In another mood, Nergui might have enjoyed the irony. Bakei had never been one to let the facts stand in the way of a career opportunity. He took every chance to talk up the terrorist threat, astutely applying phrases such as “homeland security” to ensure that any proposed response sat squarely within his remit.
It was a smart enough tactic. You create a perceived threat, and then make sure that you’re the only one with the capability to deal with it. Your colleagues defer to you because they don’t want to risk being proved wrong. And they’re quite happy for you to face the consequences if you are proved right. But that means, for the present, they have to let you take the credit for being courageous enough to face up to that possibility.
Nergui had never had any doubt about the minister’s courage, at least not in political matters.

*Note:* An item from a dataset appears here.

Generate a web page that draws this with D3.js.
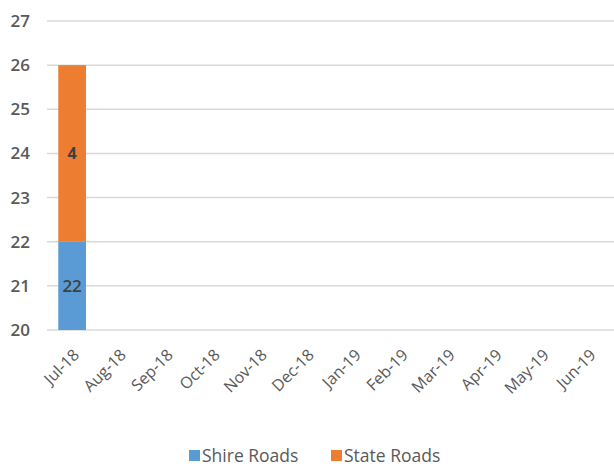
<!DOCTYPE html>
<html>
<head>
<meta charset="utf-8">
<script src="https://cdn.jsdelivr.net/npm/d3@7"></script>
<style>
  body { margin: 0; background: #fff; }
  text { font-family: "Open Sans", "Noto Sans", sans-serif; fill: #595959; }
</style>
</head>
<body>
<script>
var months = ["Jul-18", "Aug-18", "Sep-18", "Oct-18", "Nov-18", "Dec-18",
  "Jan-19", "Feb-19", "Mar-19", "Apr-19", "May-19", "Jun-19"];
var shireRoads = [22, null, null, null, null, null, null, null, null, null, null, null];
var stateRoads = [4, null, null, null, null, null, null, null, null, null, null, null];
var yTicks = [20, 21, 22, 23, 24, 25, 26, 27];
var seriesNames = ["Shire Roads", "State Roads"];
var colors = ["#5B9BD5", "#ED7D31"];

var width = 614, height = 466;
var margin = {top: 21, right: 0, bottom: 136, left: 47};

var svg = d3.select('body').append('svg')
  .attr('width', width)
  .attr('height', height);

var x = d3.scaleBand()
  .domain(months)
  .range([margin.left, width - margin.right])
  .paddingInner(0.41)
  .paddingOuter(0.24);

var y = d3.scaleLinear()
  .domain([20, 27])
  .range([height - margin.bottom, margin.top]);

// gridlines
svg.append('g')
  .selectAll('line')
  .data(yTicks)
  .enter().append('line')
  .attr('x1', margin.left)
  .attr('x2', width - margin.right)
  .attr('y1', function(d) { return y(d); })
  .attr('y2', function(d) { return y(d); })
  .attr('stroke', '#d9d9d9')
  .attr('stroke-width', 1.5);

// y labels
svg.append('g')
  .selectAll('text')
  .data(yTicks)
  .enter().append('text')
  .attr('x', 30)
  .attr('y', function(d) { return y(d); })
  .attr('dy', '0.35em')
  .attr('text-anchor', 'end')
  .style('font-size', '17px')
  .style('font-weight', '600')
  .text(function(d) { return d; });

// stacked bars
var stackData = months.map(function(m, i) {
  return {month: m, shire: shireRoads[i], state: stateRoads[i]};
}).filter(function(d) { return d.shire != null; });

stackData.forEach(function(d) {
  var base = 20;
  var top1 = d.shire;
  var top2 = d.shire + d.state;
  var bx = x(d.month), bw = x.bandwidth();

  svg.append('rect')
    .attr('x', bx).attr('width', bw)
    .attr('y', y(top1)).attr('height', y(base) - y(top1))
    .attr('fill', colors[0]);
  svg.append('rect')
    .attr('x', bx).attr('width', bw)
    .attr('y', y(top2)).attr('height', y(top1) - y(top2))
    .attr('fill', colors[1]);

  svg.append('text')
    .attr('x', bx + bw / 2)
    .attr('y', (y(base) + y(top1)) / 2)
    .attr('dy', '0.35em')
    .attr('text-anchor', 'middle')
    .style('font-size', '17px')
    .style('font-weight', '600')
    .style('fill', '#404040')
    .text(d.shire);
  svg.append('text')
    .attr('x', bx + bw / 2)
    .attr('y', (y(top1) + y(top2)) / 2)
    .attr('dy', '0.35em')
    .attr('text-anchor', 'middle')
    .style('font-size', '16px')
    .style('font-weight', 'bold')
    .style('fill', '#404040')
    .text(d.state);
});

// x labels
svg.append('g')
  .selectAll('text')
  .data(months)
  .enter().append('text')
  .attr('text-anchor', 'end')
  .attr('transform', function(d) {
    return 'translate(' + (x(d) + x.bandwidth() / 2 + 4) + ',' + (y(20) + 22) + ') rotate(-45)';
  })
  .attr('dy', '0.35em')
  .style('font-size', '16px')
  .text(function(d) { return d; });

// legend
var legend = svg.append('g');
var lx = [189, 331];
seriesNames.forEach(function(name, i) {
  legend.append('rect')
    .attr('x', lx[i]).attr('y', 450)
    .attr('width', 11).attr('height', 11)
    .attr('fill', colors[i]);
  legend.append('text')
    .attr('x', lx[i] + 13).attr('y', 456)
    .attr('dy', '0.35em')
    .style('font-size', '17.5px')
    .text(name);
});
</script>
</body>
</html>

He struck while others were still wondering whether to risk picking up the knife. That was why everyone—especially Bakei himself—saw him as a future prime minister or even president.
In any case, Nergui had no doubt that if anything did go wrong, it would not be Bakei who took responsibility. It was no accident that over the last year or so the minister had assiduously built up Nergui’s public profile alongside his own. By raising Nergui’s profile, the minister gained a ready-made scapegoat. If things went wrong, it would be Nergui’s neck on the block.
The thought didn’t particularly trouble Nergui; there were more important things to worry about than political machinations. And clever as Bakei was, Nergui thought he was probably smart enough to keep at least half a step ahead.